In order to use the Brainf*** interpreter, we included a webpage that serves as
a user interface for the interpreter. It sends AJAX requests to the web server
to load and run code. However, you could use something as simple as the curl
command to send programs and input to the server.
If you want to try all this fun stuff out for yourself, you can, since all the code is on GitHub! There are instructions on the project homepage for patching MARS and running it. Since building the modded version of MARS requires Unix, you can download a prebuilt version at the release page.
If you decide to look at the presentation, you’ll need to get the “reveal.js”
code placed in the html/reveal.js
folder. If you cloned our repository using
Git, you can just git submodule init
and git submodule update
. Otherwise,
you’ll have to download their ZIP and extract it into that folder.
To run everything, you just fire up MARS, load mips/main.asm
, and hit the run
button. Then, point your browser at http://localhost:19001/. You can see the
presentation at http://localhost:19001/presentation.html and the interpreter
at http://localhost:19001/brainfuck.html.

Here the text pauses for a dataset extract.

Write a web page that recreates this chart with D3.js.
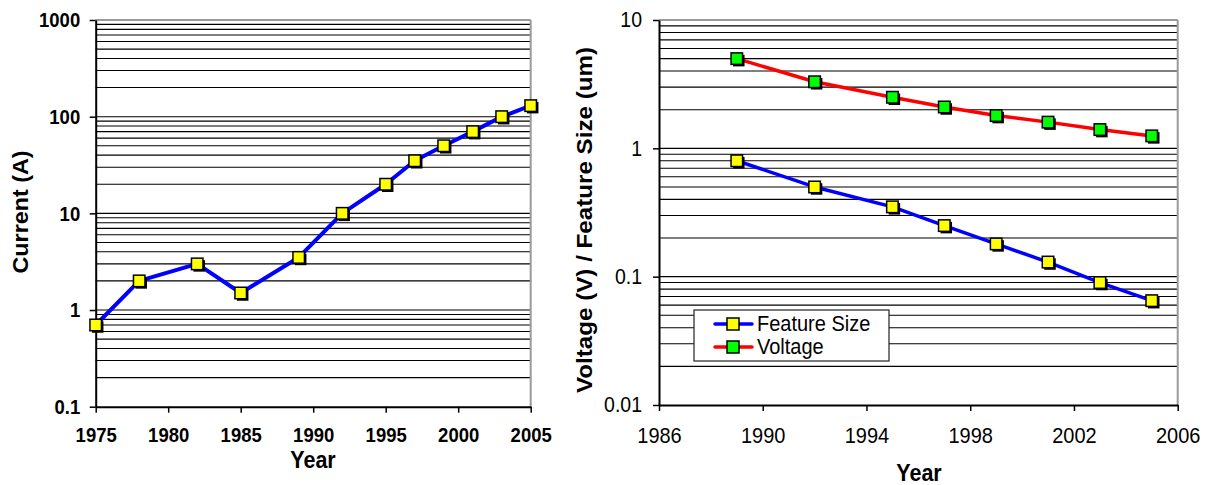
<!DOCTYPE html>
<html>
<head>
<meta charset="utf-8">
<script src="https://cdn.jsdelivr.net/npm/d3@7"></script>
<style>
  html, body { margin: 0; padding: 0; background: #fff; }
  svg { display: block; font-family: "Liberation Sans", Arial, sans-serif; }
</style>
</head>
<body>
<svg id="chart" width="1212" height="485"></svg>
<script>
// ---------- data ----------
const currentYears = [1975, 1978, 1982, 1985, 1989, 1992, 1995, 1997, 1999, 2001, 2003, 2005];
const currentA     = [0.7, 2, 3, 1.5, 3.5, 10, 20, 35, 50, 70, 100, 130];

const techYears    = [1989, 1992, 1995, 1997, 1999, 2001, 2003, 2005];
const featureSize  = [0.8, 0.5, 0.35, 0.25, 0.18, 0.13, 0.09, 0.065];
const voltage      = [5, 3.3, 2.5, 2.1, 1.8, 1.6, 1.4, 1.25];

const leftXTicks   = [1975, 1980, 1985, 1990, 1995, 2000, 2005];
const leftYTicks   = [0.1, 1, 10, 100, 1000];
const leftYLabels  = ["0.1", "1", "10", "100", "1000"];
const rightXTicks  = [1986, 1990, 1994, 1998, 2002, 2006];
const rightYTicks  = [0.01, 0.1, 1, 10];
const rightYLabels = ["0.01", "0.1", "1", "10"];
const legendNames  = ["Feature Size", "Voltage"];

// ---------- setup ----------
const svg = d3.select("#chart");
const STRETCH = 1.14; // glyphs in the reference are slightly taller than wide

function gridValues(lo, hi) {
  const out = [];
  for (let e = Math.round(Math.log10(lo)); Math.pow(10, e) < hi; e++) {
    for (let k = 1; k <= 9; k++) {
      const v = k * Math.pow(10, e);
      if (v > lo && v < hi) out.push(v);
    }
  }
  return out;
}

function drawPanel(opt) {
  const g = svg.append("g");
  const x = d3.scaleLinear().domain(opt.xDomain).range(opt.xRange);
  const y = d3.scaleLog().domain(opt.yDomain).range(opt.yRange);
  const [x0, x1] = opt.xRange;
  const [yb, yt] = opt.yRange;

  // gridlines
  g.append("g").selectAll("line").data(gridValues(opt.yDomain[0], opt.yDomain[1])).join("line")
    .attr("x1", x0).attr("x2", x1)
    .attr("y1", d => y(d)).attr("y2", d => y(d))
    .attr("stroke", "#000").attr("stroke-width", 1.1);

  // frame top / right (gray)
  g.append("line").attr("x1", x0).attr("x2", x1).attr("y1", yt).attr("y2", yt)
    .attr("stroke", "#9a9a9a").attr("stroke-width", 2);
  g.append("line").attr("x1", x1).attr("x2", x1).attr("y1", yt).attr("y2", yb)
    .attr("stroke", "#9a9a9a").attr("stroke-width", 2);

  // axes
  const yAxis = d3.axisLeft(y).tickValues(opt.yTicks)
    .tickFormat((d, i) => opt.yLabels[i]).tickSize(6).tickSizeOuter(0);
  const ya = g.append("g").attr("transform", `translate(${x0},0)`).call(yAxis);
  const xAxis = d3.axisBottom(x).tickValues(opt.xTicks)
    .tickFormat(d3.format("d")).tickSize(6).tickSizeOuter(0);
  const xa = g.append("g").attr("transform", `translate(0,${yb})`).call(xAxis);
  [ya, xa].forEach(a => {
    a.select(".domain").attr("stroke", "#000").attr("stroke-width", 2);
    a.selectAll(".tick line").attr("stroke", "#000").attr("stroke-width", 1.5);
    a.selectAll(".tick text").attr("fill", "#000")
      .attr("font-family", "'Liberation Sans', Arial, sans-serif")
      .attr("font-weight", opt.tickBold ? "bold" : "normal")
      .attr("x", 0).attr("y", 0).attr("dy", 0);
  });
  ya.selectAll(".tick text").attr("font-size", opt.yTickSize)
    .attr("transform", `translate(${opt.yLabelDX},${opt.yLabelDY}) scale(1,${STRETCH})`);
  xa.selectAll(".tick text").attr("font-size", opt.xTickSize)
    .attr("transform", `translate(0,${opt.xLabelDY}) scale(1,${STRETCH})`);

  // axis titles
  g.append("text")
    .attr("transform", `translate(${opt.xTitleX},${opt.xTitleY}) scale(1,${STRETCH})`)
    .attr("text-anchor", "middle").attr("font-weight", "bold").attr("font-size", 21.5)
    .text("Year");
  g.append("text")
    .attr("transform", `translate(${opt.yTitleX},${opt.yTitleCY}) rotate(-90)`)
    .attr("text-anchor", "middle").attr("font-weight", "bold").attr("font-size", 22)
    .attr("textLength", opt.yTitleLen).attr("lengthAdjust", "spacingAndGlyphs")
    .text(opt.yTitle);

  return { g, x, y };
}

function drawSeries(p, years, vals, lineColor, fillColor, lw) {
  const pts = years.map((yr, i) => [p.x(yr), p.y(vals[i])]);
  p.g.append("path").datum(pts)
    .attr("d", d3.line())
    .attr("fill", "none").attr("stroke", lineColor).attr("stroke-width", lw)
    .attr("stroke-linejoin", "round");
  drawMarkers(p.g, pts, fillColor);
}

function drawMarkers(g, pts, fillColor) {
  const s = 11.5;
  const m = g.append("g");
  m.selectAll("rect.sh").data(pts).join("rect").attr("class", "sh")
    .attr("x", d => d[0] - s / 2 + 2).attr("y", d => d[1] - s / 2 + 2)
    .attr("width", s).attr("height", s).attr("fill", "#000");
  m.selectAll("rect.mk").data(pts).join("rect").attr("class", "mk")
    .attr("x", d => d[0] - s / 2).attr("y", d => d[1] - s / 2)
    .attr("width", s).attr("height", s)
    .attr("fill", fillColor).attr("stroke", "#000").attr("stroke-width", 1.5);
}

// ---------- left panel ----------
const left = drawPanel({
  xDomain: [1975, 2005], xRange: [95.7, 530.7],
  yDomain: [0.1, 1000], yRange: [406.7, 20],
  yTicks: leftYTicks, yLabels: leftYLabels, xTicks: leftXTicks,
  tickBold: true, yTickSize: 18.5, xTickSize: 18.5,
  yLabelDX: -15.5, yLabelDY: 6.8, xLabelDY: 34.8,
  xTitleX: 313, xTitleY: 467.5,
  yTitle: "Current (A)", yTitleX: 28, yTitleCY: 212, yTitleLen: 123
});
drawSeries(left, currentYears, currentA, "#0000ff", "#ffff00", 4);

// ---------- right panel ----------
const right = drawPanel({
  xDomain: [1986, 2006], xRange: [659, 1177.7],
  yDomain: [0.01, 10], yRange: [405, 20],
  yTicks: rightYTicks, yLabels: rightYLabels, xTicks: rightXTicks,
  tickBold: false, yTickSize: 19.5, xTickSize: 20,
  yLabelDX: -17, yLabelDY: 6.8, xLabelDY: 38,
  xTitleX: 919, xTitleY: 480.5,
  yTitle: "Voltage (V) / Feature Size (um)", yTitleX: 592, yTitleCY: 220, yTitleLen: 346
});
drawSeries(right, techYears, voltage, "#ff0000", "#00ff00", 3.5);
drawSeries(right, techYears, featureSize, "#0000ff", "#ffff00", 3.5);

// ---------- legend ----------
const lg = svg.append("g");
lg.append("rect").attr("x", 694).attr("y", 310).attr("width", 195).attr("height", 51)
  .attr("fill", "#fff").attr("stroke", "#222").attr("stroke-width", 1.2);
const legendColors = [["#0000ff", "#ffff00"], ["#ff0000", "#00ff00"]];
legendNames.forEach((name, i) => {
  const cy = 324 + i * 23;
  lg.append("line").attr("x1", 715).attr("x2", 752).attr("y1", cy).attr("y2", cy)
    .attr("stroke", legendColors[i][0]).attr("stroke-width", 3.5).attr("stroke-linecap", "round");
  lg.append("rect").attr("x", 733 - 6).attr("y", cy - 6).attr("width", 12).attr("height", 12)
    .attr("fill", legendColors[i][1]).attr("stroke", "#000").attr("stroke-width", 1.5);
  lg.append("text")
    .attr("transform", `translate(757,${cy + 6.5}) scale(1,${STRETCH})`)
    .attr("font-size", 20).attr("fill", "#000")
    .text(name);
});
</script>
</body>
</html>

I’m also hosting my own copy of the YAMS website content here. You can look at our presentation here. Not all the links work correctly (and the interpreter won’t work since the server isn’t running). This way you don’t need to get reveal.js to see our presentation.
We spent a lot of time toiling away at YAMS, and the end result is something we think is pretty darn cool. There’s a lot I didn’t get the chance to present in this blog post. I focused mostly on my own code because I knew it best, but you can see it all at GitHub. Hopefully somebody out there will find it pretty interesting!